Records with drawing code:
* * * * * * *
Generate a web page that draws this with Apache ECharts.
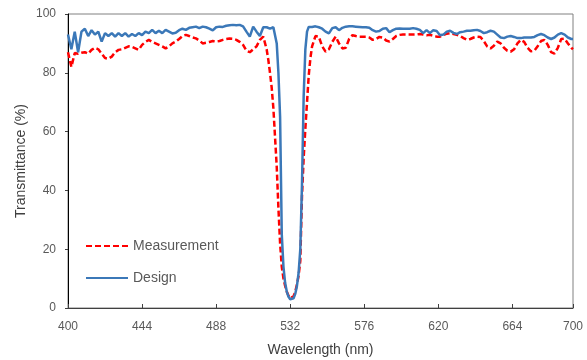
<!DOCTYPE html>
<html>
<head>
<meta charset="utf-8">
<script src="https://cdn.jsdelivr.net/npm/echarts@6/dist/echarts.min.js"></script>
<style>
  html, body { margin: 0; padding: 0; background: #fff; }
  #chart { width: 587px; height: 360px; }
</style>
</head>
<body>
<div id="chart"></div>
<script>
// transmittance spectrum, design vs measurement
const wavelengths = [
  400,402,404,406,408,410,412,414,416,418,420,422,424,426,428,430,432,434,436,438,
  440,442,444,446,448,450,452,454,456,458,460,462,464,466,468,470,472,474,476,478,
  480,482,484,486,488,490,492,494,496,498,500,502,504,506,508,510,512,514,516,518,
  519,520,521,522,523,524,525,526,527,528,529,530,531,532,533,534,535,536,537,538,
  539,540,541,542,543,544,545,
  547,549,551,553,555,557,559,561,563,565,567,569,571,573,575,577,579,581,583,585,
  587,589,591,593,595,597,599,601,603,605,607,609,611,613,615,617,619,621,623,625,
  627,629,631,633,635,637,639,641,643,645,647,649,651,653,655,657,659,661,663,665,
  667,669,671,673,675,677,679,681,683,685,687,689,691,693,695,697,699,700
];

const measurement = [
  87,82,86.7,86.5,86.8,87,86.5,87.8,88.5,88,86.5,85,84.8,85.5,87,87.8,88,88.5,89,88.8,
  88.3,87.8,89.5,90.5,91.2,90.5,90,89.5,89,88.3,89,90,90.6,91.5,92.5,92.9,92.5,92,91.7,91,
  90,90.2,90.5,90.8,90.6,90.8,91.2,91.5,91.7,91.6,91.2,90.5,89.5,87.5,87,88,89,91.2,92.3,88,
  84.4,80,75,68,58,48,34,22,14,10,7.5,5.5,4.2,3.4,3.4,4,5.5,8,11,16,
  38,51,61,70,79,85,89,
  92.5,92.3,89,87.2,88,90.5,92.3,90,88.3,88.5,91.5,92.8,92.5,92.3,92.3,92.3,92,91.2,91.5,92.2,
  92,91,90.6,91.5,92.5,92.9,93,93,93,93,93,93.2,93,92.8,92.9,92.6,92.3,92.3,92.8,93.3,
  93.5,93.2,92.9,92.5,91.8,91.2,91.5,92,92.3,92.2,90.8,89,88.3,89.2,90.6,90,88.5,87.5,87.2,88,
  90,91.2,90.5,88.5,87.3,87.5,89,90.8,91.2,89.5,87,86.5,88.5,91.5,91.6,90,88.5,88
];

const design = [
  93,88,94,87,94,95,92.5,94.5,93,94,90.6,93.5,92.5,93.5,92.3,93.5,92.5,93.5,92.3,93.2,
  92.5,93.5,92.8,94,93.5,94.6,93.5,94.3,93.5,94.6,94,93.4,93.6,94.5,95,94.6,95.3,95.5,95.7,95.2,
  95.7,95.5,95,94.4,95.5,95.7,95.6,96,96.2,96.3,96.2,96.3,95.8,94,92.3,95.7,94,92.5,95.5,95.5,
  96,95,94.6,95.5,96,90,80,65,25,14,8.5,5.5,3.8,3,2.8,3.3,4.8,7.5,12,20,
  42,72,88,94,95.6,95.8,95.6,
  95.8,95.5,95,94,93.4,95.2,95.5,94.5,95.3,95.7,95.8,95.8,95.7,95.6,95.5,95.5,95.3,94.5,94,94.2,
  95,95.2,93.8,94.5,95,95.1,95,95,95,95.2,95,94.6,93.5,94.5,93.5,94.5,94.2,92.8,93,94,
  94.3,93.6,93.2,93.8,94,94.3,94.3,94.5,94.6,94.2,93.5,93.8,94.3,94,93,92,91.8,92.3,92.5,92.2,
  91.8,91.8,92,92,92,92.2,92.8,93.2,92.8,92,91.5,92,93,93.5,93,92,91.5,91.5
];

const seriesNames = ['Measurement', 'Design'];

const pairs = (ys) => wavelengths.map((x, i) => [x, ys[i]]);

const myChart = echarts.init(document.getElementById('chart'));
const labelStyle = { color: '#595959', fontSize: 12, fontFamily: 'Liberation Sans' };
const titleStyle = { color: '#404040', fontSize: 14, fontFamily: 'Liberation Sans' };

myChart.setOption({
  animation: false,
  grid: {
    left: 68, right: 14, top: 14, bottom: 52,
    outerBoundsMode: 'none',
    show: true, borderColor: '#808080', borderWidth: 1
  },
  legend: {
    data: seriesNames,
    orient: 'vertical',
    left: 80, top: 234,
    itemWidth: 42, itemHeight: 14, itemGap: 18,
    itemStyle: { opacity: 0 },
    textStyle: { color: '#595959', fontSize: 14, fontFamily: 'Liberation Sans' }
  },
  xAxis: {
    type: 'value',
    min: 400, max: 700, interval: 44,
    name: 'Wavelength (nm)',
    nameLocation: 'middle', nameGap: 35,
    nameTextStyle: titleStyle,
    axisLine: { lineStyle: { color: '#404040', width: 1 } },
    axisTick: { inside: true, length: 4, lineStyle: { color: '#404040' } },
    axisLabel: Object.assign({ margin: 13 }, labelStyle),
    splitLine: { show: false }
  },
  yAxis: {
    type: 'value',
    min: 0, max: 100, interval: 20,
    name: 'Transmittance (%)',
    nameLocation: 'middle', nameGap: 40,
    nameMoveOverlap: false,
    nameTextStyle: titleStyle,
    axisLine: { show: true, lineStyle: { color: '#000', width: 1 } },
    axisTick: { show: true, length: 3, lineStyle: { color: '#404040' } },
    axisLabel: Object.assign({ margin: 12 }, labelStyle),
    splitLine: { show: false }
  },
  series: [
    {
      name: seriesNames[0],
      type: 'line',
      data: pairs(measurement),
      symbol: 'none',
      color: '#FF0000',
      lineStyle: { width: 2.5, type: [6, 3] }
    },
    {
      name: seriesNames[1],
      type: 'line',
      data: pairs(design),
      symbol: 'none',
      color: '#3B78B8',
      lineStyle: { width: 2.5 }
    }
  ]
});
</script>
</body>
</html>
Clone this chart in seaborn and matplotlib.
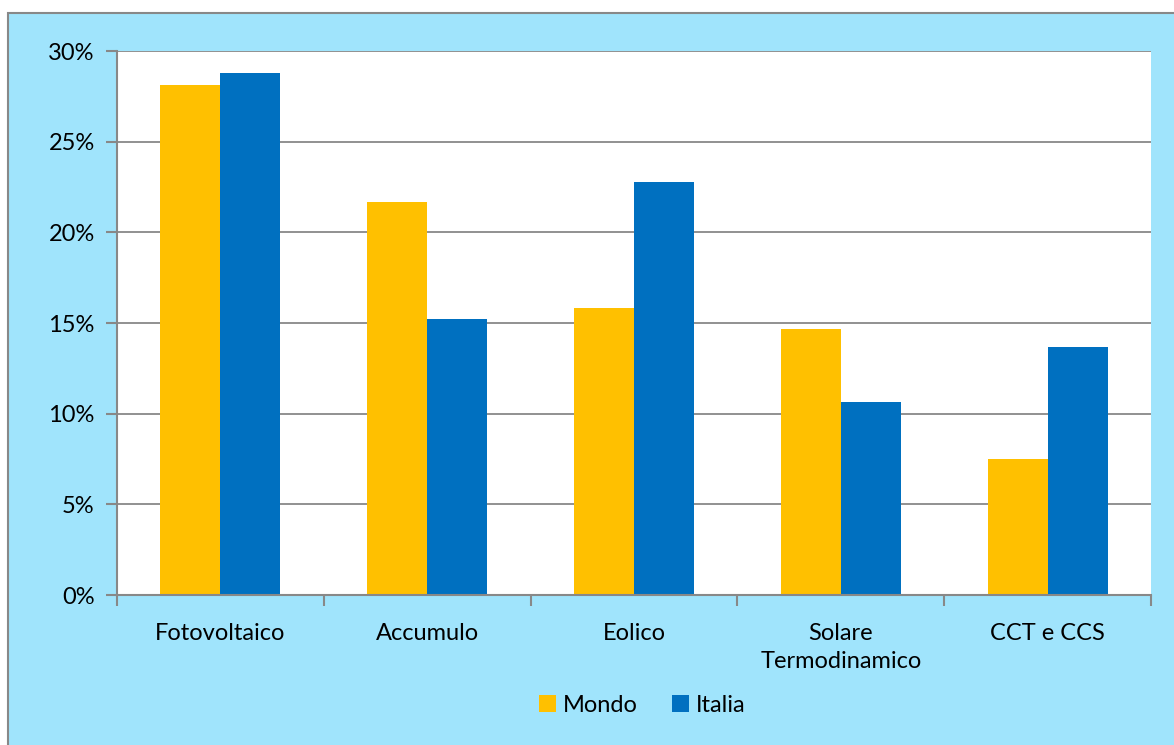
* * * * * * *
__Given instruction__
Repeat each entry precisely as it appears. Leave the pictures out.

__Exercise solution__
Generate a web page that draws this with Apache ECharts.
<!DOCTYPE html>
<html>
<head>
<meta charset="utf-8">
<script src="https://cdn.jsdelivr.net/npm/echarts@6/dist/echarts.min.js"></script>
<style>
  html, body { margin: 0; padding: 0; background: #fff; }
  #chart { width: 587px; height: 360px; }
</style>
</head>
<body>
<div id="chart"></div>
<script>
// transmittance spectrum, design vs measurement
const wavelengths = [
  400,402,404,406,408,410,412,414,416,418,420,422,424,426,428,430,432,434,436,438,
  440,442,444,446,448,450,452,454,456,458,460,462,464,466,468,470,472,474,476,478,
  480,482,484,486,488,490,492,494,496,498,500,502,504,506,508,510,512,514,516,518,
  519,520,521,522,523,524,525,526,527,528,529,530,531,532,533,534,535,536,537,538,
  539,540,541,542,543,544,545,
  547,549,551,553,555,557,559,561,563,565,567,569,571,573,575,577,579,581,583,585,
  587,589,591,593,595,597,599,601,603,605,607,609,611,613,615,617,619,621,623,625,
  627,629,631,633,635,637,639,641,643,645,647,649,651,653,655,657,659,661,663,665,
  667,669,671,673,675,677,679,681,683,685,687,689,691,693,695,697,699,700
];

const measurement = [
  87,82,86.7,86.5,86.8,87,86.5,87.8,88.5,88,86.5,85,84.8,85.5,87,87.8,88,88.5,89,88.8,
  88.3,87.8,89.5,90.5,91.2,90.5,90,89.5,89,88.3,89,90,90.6,91.5,92.5,92.9,92.5,92,91.7,91,
  90,90.2,90.5,90.8,90.6,90.8,91.2,91.5,91.7,91.6,91.2,90.5,89.5,87.5,87,88,89,91.2,92.3,88,
  84.4,80,75,68,58,48,34,22,14,10,7.5,5.5,4.2,3.4,3.4,4,5.5,8,11,16,
  38,51,61,70,79,85,89,
  92.5,92.3,89,87.2,88,90.5,92.3,90,88.3,88.5,91.5,92.8,92.5,92.3,92.3,92.3,92,91.2,91.5,92.2,
  92,91,90.6,91.5,92.5,92.9,93,93,93,93,93,93.2,93,92.8,92.9,92.6,92.3,92.3,92.8,93.3,
  93.5,93.2,92.9,92.5,91.8,91.2,91.5,92,92.3,92.2,90.8,89,88.3,89.2,90.6,90,88.5,87.5,87.2,88,
  90,91.2,90.5,88.5,87.3,87.5,89,90.8,91.2,89.5,87,86.5,88.5,91.5,91.6,90,88.5,88
];

const design = [
  93,88,94,87,94,95,92.5,94.5,93,94,90.6,93.5,92.5,93.5,92.3,93.5,92.5,93.5,92.3,93.2,
  92.5,93.5,92.8,94,93.5,94.6,93.5,94.3,93.5,94.6,94,93.4,93.6,94.5,95,94.6,95.3,95.5,95.7,95.2,
  95.7,95.5,95,94.4,95.5,95.7,95.6,96,96.2,96.3,96.2,96.3,95.8,94,92.3,95.7,94,92.5,95.5,95.5,
  96,95,94.6,95.5,96,90,80,65,25,14,8.5,5.5,3.8,3,2.8,3.3,4.8,7.5,12,20,
  42,72,88,94,95.6,95.8,95.6,
  95.8,95.5,95,94,93.4,95.2,95.5,94.5,95.3,95.7,95.8,95.8,95.7,95.6,95.5,95.5,95.3,94.5,94,94.2,
  95,95.2,93.8,94.5,95,95.1,95,95,95,95.2,95,94.6,93.5,94.5,93.5,94.5,94.2,92.8,93,94,
  94.3,93.6,93.2,93.8,94,94.3,94.3,94.5,94.6,94.2,93.5,93.8,94.3,94,93,92,91.8,92.3,92.5,92.2,
  91.8,91.8,92,92,92,92.2,92.8,93.2,92.8,92,91.5,92,93,93.5,93,92,91.5,91.5
];

const seriesNames = ['Measurement', 'Design'];

const pairs = (ys) => wavelengths.map((x, i) => [x, ys[i]]);

const myChart = echarts.init(document.getElementById('chart'));
const labelStyle = { color: '#595959', fontSize: 12, fontFamily: 'Liberation Sans' };
const titleStyle = { color: '#404040', fontSize: 14, fontFamily: 'Liberation Sans' };

myChart.setOption({
  animation: false,
  grid: {
    left: 68, right: 14, top: 14, bottom: 52,
    outerBoundsMode: 'none',
    show: true, borderColor: '#808080', borderWidth: 1
  },
  legend: {
    data: seriesNames,
    orient: 'vertical',
    left: 80, top: 234,
    itemWidth: 42, itemHeight: 14, itemGap: 18,
    itemStyle: { opacity: 0 },
    textStyle: { color: '#595959', fontSize: 14, fontFamily: 'Liberation Sans' }
  },
  xAxis: {
    type: 'value',
    min: 400, max: 700, interval: 44,
    name: 'Wavelength (nm)',
    nameLocation: 'middle', nameGap: 35,
    nameTextStyle: titleStyle,
    axisLine: { lineStyle: { color: '#404040', width: 1 } },
    axisTick: { inside: true, length: 4, lineStyle: { color: '#404040' } },
    axisLabel: Object.assign({ margin: 13 }, labelStyle),
    splitLine: { show: false }
  },
  yAxis: {
    type: 'value',
    min: 0, max: 100, interval: 20,
    name: 'Transmittance (%)',
    nameLocation: 'middle', nameGap: 40,
    nameMoveOverlap: false,
    nameTextStyle: titleStyle,
    axisLine: { show: true, lineStyle: { color: '#000', width: 1 } },
    axisTick: { show: true, length: 3, lineStyle: { color: '#404040' } },
    axisLabel: Object.assign({ margin: 12 }, labelStyle),
    splitLine: { show: false }
  },
  series: [
    {
      name: seriesNames[0],
      type: 'line',
      data: pairs(measurement),
      symbol: 'none',
      color: '#FF0000',
      lineStyle: { width: 2.5, type: [6, 3] }
    },
    {
      name: seriesNames[1],
      type: 'line',
      data: pairs(design),
      symbol: 'none',
      color: '#3B78B8',
      lineStyle: { width: 2.5 }
    }
  ]
});
</script>
</body>
</html>
Clone this chart in seaborn and matplotlib.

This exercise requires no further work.